‘Goat’ ad brings possible Super Bowl fame

Moose, the goat, is an enthusiastic eater and a good spokesman for Doritos, which he consumes by the bag.

But Moose is also an indiscriminate gourmand, with an appetite for eyeglasses, shoelaces, scrap paper, house plants and Ben Callner’s pants.

Moose was nibbling on Callner’s cuffs on a recent sunny Thursday as the 28-year-old Decatur resident spoke about directing the goat’s first television ad.

The spot, “Goat 4 Sale,” tells the story of a bearded guy and a russet-haired goat who start out best friends, sharing a mutual love of spice-dusted corn chips, until the relationship goes wrong.

Callner’s ad is one of five top finishers in the “Crash the Super Bowl” contest that allows viewers to create Doritos ads and compete for airtime during the game. Until the end of the day Tuesday, Callner’s fans were able to vote for his commercial at  to help him win a chance at television advertising immortality.

Two of the five finalists will be chosen for airtime. About 3,000 would-be Mad Men contributed ads this year, the seventh year of the contest. Should Callner’s 30-second short story make the cut and be judged the game’s top ad by USA Today Ad Meter rankings, he could win $1 million and the chance to work with Michael Bay on the next “Transformer” movie.

That would mean he could probably move out of his girlfriend’s parents’ basement.

A freelance director who is part of the talent roster at the Decatur production company Pogo Pictures, Callner has tried the Doritos contest before, but this is his first time in the final rounds. He credits his mentor and Pogo founder Steve Colby, who keeps two goats at his house in Druid Hills, with sparking the idea.

Watching goats eat chips is funny, the two reasoned. What can we do with that?

About three weeks before the Nov. 16 submission deadline they began brainstorming story lines. Without much time for casting, Callner tapped his friends, who agreed to work at reduced rates. For the protagonist they found British actor Mark Ashworth, whose reddish beard was a perfect match for Moose’s rufous coloring.

The story follows Ashworth as he buys a goat at a yard sale and delightedly shares his Doritos with the four-footed chowhound, filling his pantry with bags of the chips.
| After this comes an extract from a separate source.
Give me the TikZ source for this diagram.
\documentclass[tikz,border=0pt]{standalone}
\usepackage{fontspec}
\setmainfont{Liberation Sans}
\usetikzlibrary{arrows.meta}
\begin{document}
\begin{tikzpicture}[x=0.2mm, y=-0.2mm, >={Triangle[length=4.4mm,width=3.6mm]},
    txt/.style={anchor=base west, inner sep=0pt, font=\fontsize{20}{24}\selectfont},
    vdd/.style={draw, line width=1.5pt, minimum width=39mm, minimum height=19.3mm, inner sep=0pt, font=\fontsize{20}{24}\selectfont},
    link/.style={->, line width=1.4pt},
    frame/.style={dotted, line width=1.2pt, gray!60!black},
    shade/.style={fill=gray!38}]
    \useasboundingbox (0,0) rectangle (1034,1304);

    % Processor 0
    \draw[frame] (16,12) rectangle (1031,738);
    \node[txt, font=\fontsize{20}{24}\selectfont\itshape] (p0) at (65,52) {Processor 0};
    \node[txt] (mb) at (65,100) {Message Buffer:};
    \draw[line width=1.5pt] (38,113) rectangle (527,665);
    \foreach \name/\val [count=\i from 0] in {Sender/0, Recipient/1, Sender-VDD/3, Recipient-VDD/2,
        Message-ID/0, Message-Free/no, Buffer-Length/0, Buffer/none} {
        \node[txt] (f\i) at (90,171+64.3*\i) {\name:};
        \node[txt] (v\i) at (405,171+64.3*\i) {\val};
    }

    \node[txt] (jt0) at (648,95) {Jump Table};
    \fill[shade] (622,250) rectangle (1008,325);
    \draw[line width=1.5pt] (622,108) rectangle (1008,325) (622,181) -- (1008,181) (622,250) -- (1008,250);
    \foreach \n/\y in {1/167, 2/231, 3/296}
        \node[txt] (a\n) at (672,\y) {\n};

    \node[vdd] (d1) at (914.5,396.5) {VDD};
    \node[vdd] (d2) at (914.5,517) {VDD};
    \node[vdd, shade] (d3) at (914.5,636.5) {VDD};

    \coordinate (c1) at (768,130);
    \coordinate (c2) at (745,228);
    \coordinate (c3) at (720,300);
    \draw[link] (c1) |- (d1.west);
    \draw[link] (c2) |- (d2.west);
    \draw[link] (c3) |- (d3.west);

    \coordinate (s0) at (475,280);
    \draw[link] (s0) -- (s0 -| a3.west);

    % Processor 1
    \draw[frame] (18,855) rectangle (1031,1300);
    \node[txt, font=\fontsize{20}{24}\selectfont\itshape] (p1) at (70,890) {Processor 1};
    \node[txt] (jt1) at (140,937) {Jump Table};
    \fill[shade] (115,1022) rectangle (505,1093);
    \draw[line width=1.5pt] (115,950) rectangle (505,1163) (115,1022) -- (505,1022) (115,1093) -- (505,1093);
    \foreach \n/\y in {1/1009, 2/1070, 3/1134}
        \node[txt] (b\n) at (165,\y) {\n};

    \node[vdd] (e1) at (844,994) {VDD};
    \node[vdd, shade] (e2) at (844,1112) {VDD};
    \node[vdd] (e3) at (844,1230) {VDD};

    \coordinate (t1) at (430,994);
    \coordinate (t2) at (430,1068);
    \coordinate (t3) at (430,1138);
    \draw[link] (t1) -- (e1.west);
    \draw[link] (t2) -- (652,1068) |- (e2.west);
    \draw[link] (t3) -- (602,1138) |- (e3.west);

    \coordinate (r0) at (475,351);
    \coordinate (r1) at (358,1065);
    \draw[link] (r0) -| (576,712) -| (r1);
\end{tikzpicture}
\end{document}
Then the poor fellow is driven insane by the munching. The end of the affair occurs when Moose discovers that Ashworth has raided the pantry and is hoarding all the chips in his own room, where he’s painting a “Goat 4 Sale” sign.

The discovery requires a scream from Moose, supplied in voice-over by Callner’s childhood friend, Keith Bahun. But getting the goat to open his mouth and “baa” on cue was tricky. “If we don’t get this shot, we don’t have the ad,” Callner told Colby.

Enter Kudzu, Moose’s fellow goat. Concealed from Moose, behind the camera, he called out to his friend, again and again. The crew waited with bated breath. Then Moose answered back. “It was magic,” Callner said.

The crew filmed the ad inside Colby’s yellow-brick home, which is where Callner and Colby met to reminisce about Moose’s star qualities. In the meantime Moose and Kudzu somehow snuck inside Colby’s sun porch, where they nibbled his banana plant and uprooted his asparagus fern.

“They’re like piranha!” Colby, 52, said as he shooed them back outside. “He’s the head goat,” Callner said of Colby. “They follow him anywhere.”

Callner attended Pope High School, and his parents, Scott and Christine Callner of Marietta, helped out on the “Goat 4 Sale” set with script supervision and craft services. The son developed a strong interest in film as an undergrad at Georgia Tech when he participated in the Campus MovieFest, a worldwide festival for college students.

The prospect of having his ad appear on the most-watched program of the year, where 30 seconds of airtime sells for $3.5 million, is overwhelming for Callner, as is the prospect of working with Bay. “It’s surreal,” he said. “It’s a different planet. You never think your own life is going to intersect with that.”